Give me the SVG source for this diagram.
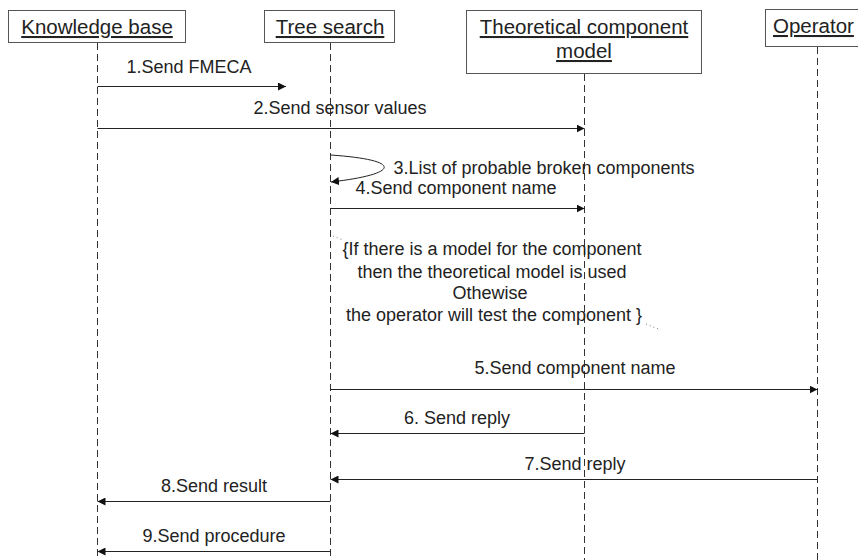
<svg xmlns="http://www.w3.org/2000/svg" width="858" height="560" viewBox="0 0 858 560">
  <style>
    .box { fill: #ffffff; stroke: #555555; stroke-width: 1; }
    .title { font-family: "Liberation Sans", Arial, sans-serif; font-size: 20.5px; fill: #222222; text-decoration: underline; text-anchor: middle; }
    .life { stroke: #333333; stroke-width: 1; stroke-dasharray: 7 4; fill: none; }
    .msg { stroke: #222222; stroke-width: 1; fill: none; marker-end: url(#head); }
    .lbl { font-family: "Liberation Sans", Arial, sans-serif; font-size: 18px; fill: #222222; text-anchor: middle; }
    .dots { stroke: #777777; stroke-width: 1; stroke-dasharray: 1 3; fill: none; }
  </style>
  <defs>
    <marker id="head" viewBox="0 0 8 8" refX="8" refY="4" markerWidth="8" markerHeight="8" markerUnits="userSpaceOnUse" orient="auto">
      <path d="M0,0 L8,4 L0,8 Z" fill="#111111"/>
    </marker>
  </defs>
  <rect width="858" height="560" fill="#ffffff"/>

  <!-- lifeline heads and their dashed lifelines -->
  <g id="knowledge-base">
    <rect class="box" x="8.5" y="10.5" width="177" height="32"/>
    <text class="title" x="97" y="34">Knowledge base</text>
    <line class="life" x1="97.5" y1="43" x2="97.5" y2="560"/>
  </g>
  <g id="tree-search">
    <rect class="box" x="264.5" y="10.5" width="130" height="32"/>
    <text class="title" x="330" y="34">Tree search</text>
    <line class="life" x1="330.5" y1="43" x2="330.5" y2="560"/>
  </g>
  <g id="theoretical-component-model">
    <rect class="box" x="466.5" y="10.5" width="235" height="63"/>
    <text class="title" x="584" y="34">Theoretical component</text>
    <text class="title" x="584" y="58">model</text>
    <line class="life" x1="584.5" y1="74" x2="584.5" y2="560"/>
  </g>
  <g id="operator">
    <rect class="box" x="765.5" y="9.5" width="110" height="37"/>
    <text class="title" x="773" y="33" style="text-anchor: start">Operator</text>
    <line class="life" x1="817.5" y1="47" x2="817.5" y2="560"/>
  </g>

  <!-- messages -->
  <g id="connectors">
    <line class="msg" x1="97.5" y1="86.5" x2="286" y2="86.5"/>
    <line class="msg" x1="97.5" y1="128.5" x2="584.5" y2="128.5"/>
    <path class="msg" d="M330.5,155 C404,160 400,174 331,182"/>
    <line class="msg" x1="330.5" y1="208.5" x2="584.5" y2="208.5"/>
    <line class="msg" x1="330.5" y1="389.5" x2="817.5" y2="389.5"/>
    <line class="msg" x1="584.5" y1="433.5" x2="330.5" y2="433.5"/>
    <line class="msg" x1="817.5" y1="479.5" x2="330.5" y2="479.5"/>
    <line class="msg" x1="330.5" y1="501.5" x2="97.5" y2="501.5"/>
    <line class="msg" x1="330.5" y1="551.5" x2="97.5" y2="551.5"/>
    <line class="dots" x1="333" y1="236" x2="343" y2="240"/>
    <line class="dots" x1="646" y1="324" x2="661" y2="330"/>
  </g>

  <!-- message labels -->
  <g id="labels">
    <text class="lbl" x="189" y="73">1.Send FMECA</text>
    <text class="lbl" x="340" y="114">2.Send sensor values</text>
    <text class="lbl" x="544" y="174">3.List of probable broken components</text>
    <text class="lbl" x="456" y="194">4.Send component name</text>
    <text class="lbl" x="575" y="374">5.Send component name</text>
    <text class="lbl" x="457" y="424">6. Send reply</text>
    <text class="lbl" x="575" y="470">7.Send reply</text>
    <text class="lbl" x="214" y="492">8.Send result</text>
    <text class="lbl" x="214" y="542">9.Send procedure</text>
  </g>

  <!-- guard note -->
  <g id="note">
    <text class="lbl" x="492" y="255">{If there is a model for the component</text>
    <text class="lbl" x="492" y="278">then the theoretical model is used</text>
    <text class="lbl" x="490" y="299">Othewise</text>
    <text class="lbl" x="494" y="321">the operator will test the component }</text>
  </g>
</svg>
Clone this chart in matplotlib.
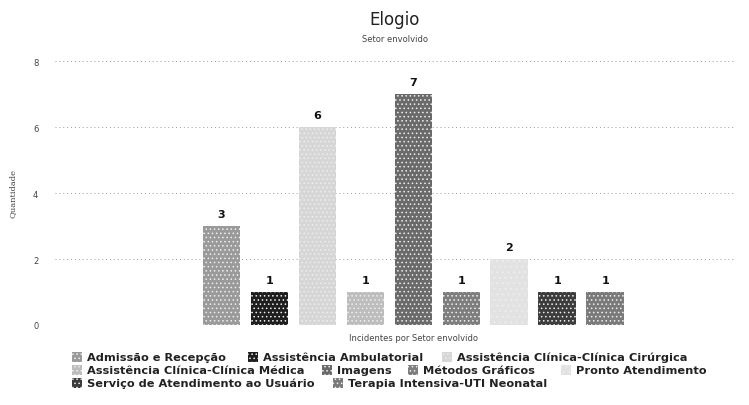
★ ★ ★
Transcribe the records above exactly, omitting every picture they contain.

Give me the SVG source for this diagram.
<svg xmlns="http://www.w3.org/2000/svg" width="858" height="560" viewBox="0 0 858 560">
  <style>
    .box { fill: #ffffff; stroke: #555555; stroke-width: 1; }
    .title { font-family: "Liberation Sans", Arial, sans-serif; font-size: 20.5px; fill: #222222; text-decoration: underline; text-anchor: middle; }
    .life { stroke: #333333; stroke-width: 1; stroke-dasharray: 7 4; fill: none; }
    .msg { stroke: #222222; stroke-width: 1; fill: none; marker-end: url(#head); }
    .lbl { font-family: "Liberation Sans", Arial, sans-serif; font-size: 18px; fill: #222222; text-anchor: middle; }
    .dots { stroke: #777777; stroke-width: 1; stroke-dasharray: 1 3; fill: none; }
  </style>
  <defs>
    <marker id="head" viewBox="0 0 8 8" refX="8" refY="4" markerWidth="8" markerHeight="8" markerUnits="userSpaceOnUse" orient="auto">
      <path d="M0,0 L8,4 L0,8 Z" fill="#111111"/>
    </marker>
  </defs>
  <rect width="858" height="560" fill="#ffffff"/>

  <!-- lifeline heads and their dashed lifelines -->
  <g id="knowledge-base">
    <rect class="box" x="8.5" y="10.5" width="177" height="32"/>
    <text class="title" x="97" y="34">Knowledge base</text>
    <line class="life" x1="97.5" y1="43" x2="97.5" y2="560"/>
  </g>
  <g id="tree-search">
    <rect class="box" x="264.5" y="10.5" width="130" height="32"/>
    <text class="title" x="330" y="34">Tree search</text>
    <line class="life" x1="330.5" y1="43" x2="330.5" y2="560"/>
  </g>
  <g id="theoretical-component-model">
    <rect class="box" x="466.5" y="10.5" width="235" height="63"/>
    <text class="title" x="584" y="34">Theoretical component</text>
    <text class="title" x="584" y="58">model</text>
    <line class="life" x1="584.5" y1="74" x2="584.5" y2="560"/>
  </g>
  <g id="operator">
    <rect class="box" x="765.5" y="9.5" width="110" height="37"/>
    <text class="title" x="773" y="33" style="text-anchor: start">Operator</text>
    <line class="life" x1="817.5" y1="47" x2="817.5" y2="560"/>
  </g>

  <!-- messages -->
  <g id="connectors">
    <line class="msg" x1="97.5" y1="86.5" x2="286" y2="86.5"/>
    <line class="msg" x1="97.5" y1="128.5" x2="584.5" y2="128.5"/>
    <path class="msg" d="M330.5,155 C404,160 400,174 331,182"/>
    <line class="msg" x1="330.5" y1="208.5" x2="584.5" y2="208.5"/>
    <line class="msg" x1="330.5" y1="389.5" x2="817.5" y2="389.5"/>
    <line class="msg" x1="584.5" y1="433.5" x2="330.5" y2="433.5"/>
    <line class="msg" x1="817.5" y1="479.5" x2="330.5" y2="479.5"/>
    <line class="msg" x1="330.5" y1="501.5" x2="97.5" y2="501.5"/>
    <line class="msg" x1="330.5" y1="551.5" x2="97.5" y2="551.5"/>
    <line class="dots" x1="333" y1="236" x2="343" y2="240"/>
    <line class="dots" x1="646" y1="324" x2="661" y2="330"/>
  </g>

  <!-- message labels -->
  <g id="labels">
    <text class="lbl" x="189" y="73">1.Send FMECA</text>
    <text class="lbl" x="340" y="114">2.Send sensor values</text>
    <text class="lbl" x="544" y="174">3.List of probable broken components</text>
    <text class="lbl" x="456" y="194">4.Send component name</text>
    <text class="lbl" x="575" y="374">5.Send component name</text>
    <text class="lbl" x="457" y="424">6. Send reply</text>
    <text class="lbl" x="575" y="470">7.Send reply</text>
    <text class="lbl" x="214" y="492">8.Send result</text>
    <text class="lbl" x="214" y="542">9.Send procedure</text>
  </g>

  <!-- guard note -->
  <g id="note">
    <text class="lbl" x="492" y="255">{If there is a model for the component</text>
    <text class="lbl" x="492" y="278">then the theoretical model is used</text>
    <text class="lbl" x="490" y="299">Othewise</text>
    <text class="lbl" x="494" y="321">the operator will test the component }</text>
  </g>
</svg>
Clone this chart in matplotlib.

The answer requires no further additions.